Goals: The meeting will (1) employ principles of inquiry-based learning while exploring issues and methods associated with educational reform and (2) foster an interdisciplinary discussion of science education reform.

Audience: In addition to Sigma Xi members and chapter representatives, the forum is expected to attract participants from colleges, universities and other institutions that participate in educational partnerships that support the principles of inquiry-based learning.

Topics: Plenary lectures will introduce three major topical components of the conference: best practices, creating an environment for inquiry-based learning, and tools for better learning. Short concurrent sessions will explore various aspects of each of these themes, and discussion groups offer further opportunity for information exchange. Within these thematic areas, session topics include:

  • Inquiry in Large Classes
  • Project Based Learning
  • Inquiry in Small Classes
  • Research Experiences
  • Effecting the Cultural Change Needed to Implement Inquiry-Based Learning
  • Building Inquiry Into the Curriculum
  • Developing Partnerships
  • Accessing Databases for Inquiry-based Learning
  • Resources on the Internet
  • Digital Libraries

Tools for Assessing Inquiry-based Learning
Contributed Presentations and Demonstrations: In addition to invited presentations, the conference will feature a large component of contributed presentations. Details are enumerated in the call for presentations. Individuals may submit abstracts until July 1 (with an early review for those received by May 1). Presentations may include demonstrations of products or techniques and are subject to review by the conference organizing committee.
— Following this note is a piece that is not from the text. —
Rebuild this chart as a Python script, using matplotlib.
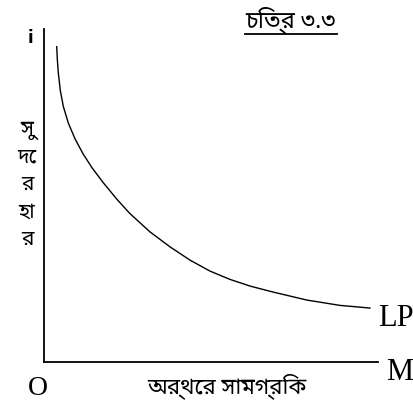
import matplotlib.pyplot as plt
from matplotlib import font_manager

# curve points (axes run 0..10 on both sides)
lp_x = [0.38, 0.40, 0.43, 0.49, 0.58, 0.73, 0.93, 1.17, 1.44, 1.77, 2.18, 2.57,
        3.17, 3.77, 4.37, 4.97, 5.57, 6.17, 6.86, 7.87, 8.86, 9.76]
lp_y = [9.47, 9.07, 8.67, 8.14, 7.67, 7.17, 6.70, 6.25, 5.83, 5.39, 4.89, 4.46,
        3.91, 3.46, 3.06, 2.73, 2.48, 2.28, 2.10, 1.86, 1.70, 1.62]

title = "চিত্র ৩.৩"
ylabel_chars = ["সু", "দে", "র", "হা", "র"]
xlabel = "অর্থের সামগ্রিক"

# pick whatever Bengali-capable font exists, fall back to serif
candidates = ["Noto Sans Bengali", "Noto Serif Bengali", "Lohit Bengali", "FreeSerif",
              "Vrinda", "Kalpurush", "SolaimanLipi"]
have = {f.name for f in font_manager.fontManager.ttflist}
bn = [c for c in candidates if c in have] + ["Liberation Serif", "DejaVu Sans"]
serif = ["Liberation Serif", "DejaVu Serif"]

W, H = 414, 401
fig = plt.figure(figsize=(W / 100, H / 100), dpi=100)
ax = fig.add_axes([44 / W, 1 - 362 / H, (378 - 44) / W, (362 - 29) / H])

ax.plot(lp_x, lp_y, color="black", lw=1.0, solid_joinstyle="round")
ax.set_xlim(0, 10)
ax.set_ylim(0, 10)
for s in ["top", "right"]:
    ax.spines[s].set_visible(False)
for s in ["left", "bottom"]:
    ax.spines[s].set_linewidth(1.3)
ax.set_xticks([])
ax.set_yticks([])

def px(x, y):
    return x / W, 1 - y / H

# labels
fig.text(*px(396, 318), "LP", family=serif, fontsize=22, ha="center", va="center")
fig.text(*px(400, 372), "M", family=serif, fontsize=22, ha="center", va="center")
fig.text(*px(38, 395), "O", family=serif, fontsize=20, ha="center", va="baseline")
fig.text(*px(30, 38), "i", family="DejaVu Sans", fontsize=12, fontweight="bold", ha="center", va="center")

fig.text(*px(290, 20), title, family=bn, fontsize=17, ha="center", va="center")
fig.add_artist(plt.Line2D([245 / W, 337 / W], [1 - 34 / H, 1 - 34 / H], color="black", lw=1.3))

for ch, yy in zip(ylabel_chars, [130, 157, 184, 212, 239]):
    fig.text(*px(27, yy), ch, family=bn, fontsize=15, ha="center", va="center")

fig.text(*px(227, 386), xlabel, family=bn, fontsize=16, ha="center", va="center")

fig.savefig("out.png", dpi=100)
Format: As much as is possible, the program itself will employ the principles of active learning and, hence, will feature only a few traditional plenary talks from leaders in undergraduate science education reform, followed by concurrent sessions addressing those issues in more detail. At the hub of the meeting, poster presentations and demonstrations will highlight hands-on activities and the latest technological tools for inquiry-based learning across the disciplines. Roundtable discussion groups will address various aspects of inquiry-based learning and will feature moderators including educators, researchers and administrators who have catalyzed or facilitated change in institutions of various types.

Web-based Resources: In conjunction with the planning for this conference, staff will be building an Education Resource Page on the Sigma Xi Web site. Individuals with suggested hotlinks may submit them to forum@sigmaxi.org or via the interactive form on the Resource Page. Additionally, a directory of Internet resources will actually be built in real time during the forum with contributions from participants. Finally, many presentations that take place at the forum will be recorded and available for access via the web site following the forum.